Fusillons les sous-titreurs

Publié le par Yves-André Samère

Mes amis savent en quelle haute considération je tiens les faiseurs de sous-titres, tant au cinéma qu’à la télévision. Et certains de ces scribouillards, d’ailleurs, ont gémi que je les prenais pour cible. Pas TOUS les faiseurs de sous-titres, à vrai dire ! Il a existé des auteurs qui connaissaient le travail et le faisaient bien. Par exemple Jean Sendy, qui gagnait ainsi sa vie, qui était très cultivé, connaissait l’hébreu et a écrit plusieurs livres à succès sur la Bible. C’est lui qui avait rédigé les sous-titres de The graduate (en français, Le lauréat, un immense succès) : si vous avez le DVD, lisez le générique de fin, son nom s’y trouve.

Mais enfin, ces parangons de la conscience professionnelle ne sont plus dans le circuit, et, à la place, on a des gâte-sauces qui ne connaissent ni la langue qu’ils traduisent, ni le français qui est la cible de leur traduction.
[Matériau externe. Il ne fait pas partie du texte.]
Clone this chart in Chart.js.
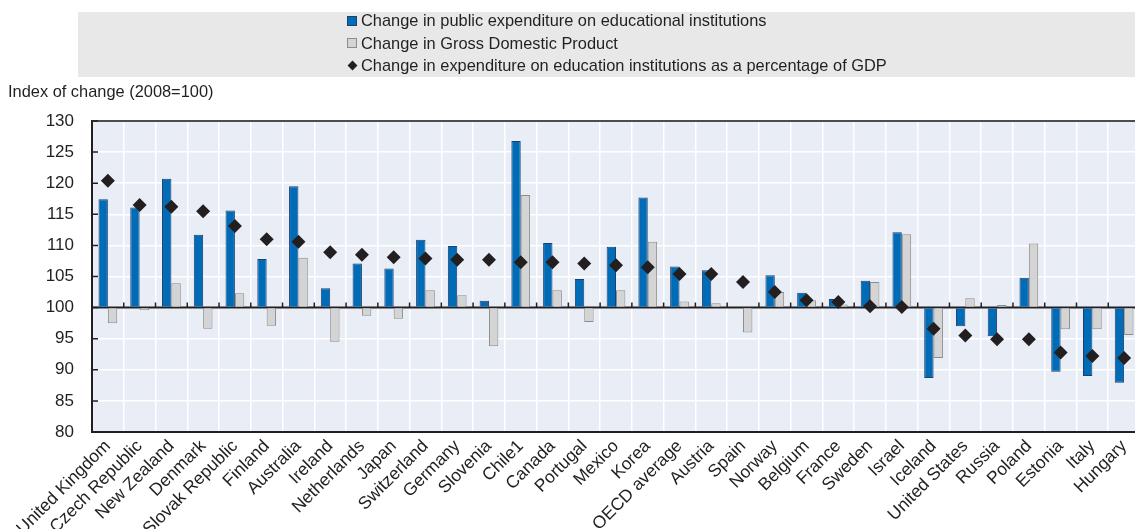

Et s’ils possèdent quelques notions de la langue-source, ils ignorent les habitudes en vigueur à l’époque où se passe le récit. Un exemple ? En voici un, plutôt rigolo.

Il y a quatre ans, on a ressorti Deep end, un film du Polonais Jerzy Skolimovsli, une histoire qui se passe à Londres bien que le film ait été réalisé surtout à Münich. Ce film datait de 1970, mais on le rééditait en copie neuve, et le distributeur avait fait réécrire les sous-titres originels – erreur fatale – par une traductrice prénommée Hélène, qui a cru bon de « dépoussiérer », comme on dit, et donc de commettre quelques bourdes.

Ainsi, en 1970, on ne traduisait pas See you later par le lassant « À plus », abréviation de « À plus tard ». On se contentait de dire « Au revoir ». Et on ne disait certes pas d’une fille qu’elle était « bonne » ! Sic. Autre manifestation d’ignorance totale, cette scène où une prostituée, qui habituellement tarifait ses passes à cinq livres sterling, consentait le demi-tarif à ses clients, parce qu’elle avait provisoirement une jambe dans le plâtre. Elle annonçait donc que ce serait « Two and ten », ce qui, dans le langage commerçant de l’époque, signifiait deux livres et dix shillings. Or le shilling, qui a été supprimé en 1971, valait un vingtième de livre. Par conséquent, deux livres et dix shillings équivalait à deux livres et demie, qui sont bien la moitié des cinq livres du tarif habituel de la prostituée. Mais la traductrice, qui ne connaît visiblement rien à tout cela, a traduit par... 2,10 livres ! Eh oui, « deux et dix » devenait « deux virgule dix » (pourtant, un peu plus loin, le dialogue précisait bien que la fille demandait 2,50 livres, donc la traductrice n’a pas relu son propre texte).

Ce « dépoussiérage » dont les cuistres se gargarisent sans arrêt consiste ainsi à remplacer les traductions exactes par des équivalents faux ou vulgaires, voire les deux. Mais qu’importe, le public n’est pas si exigeant, il sait à peine lire, et ignore tout des usages du passé.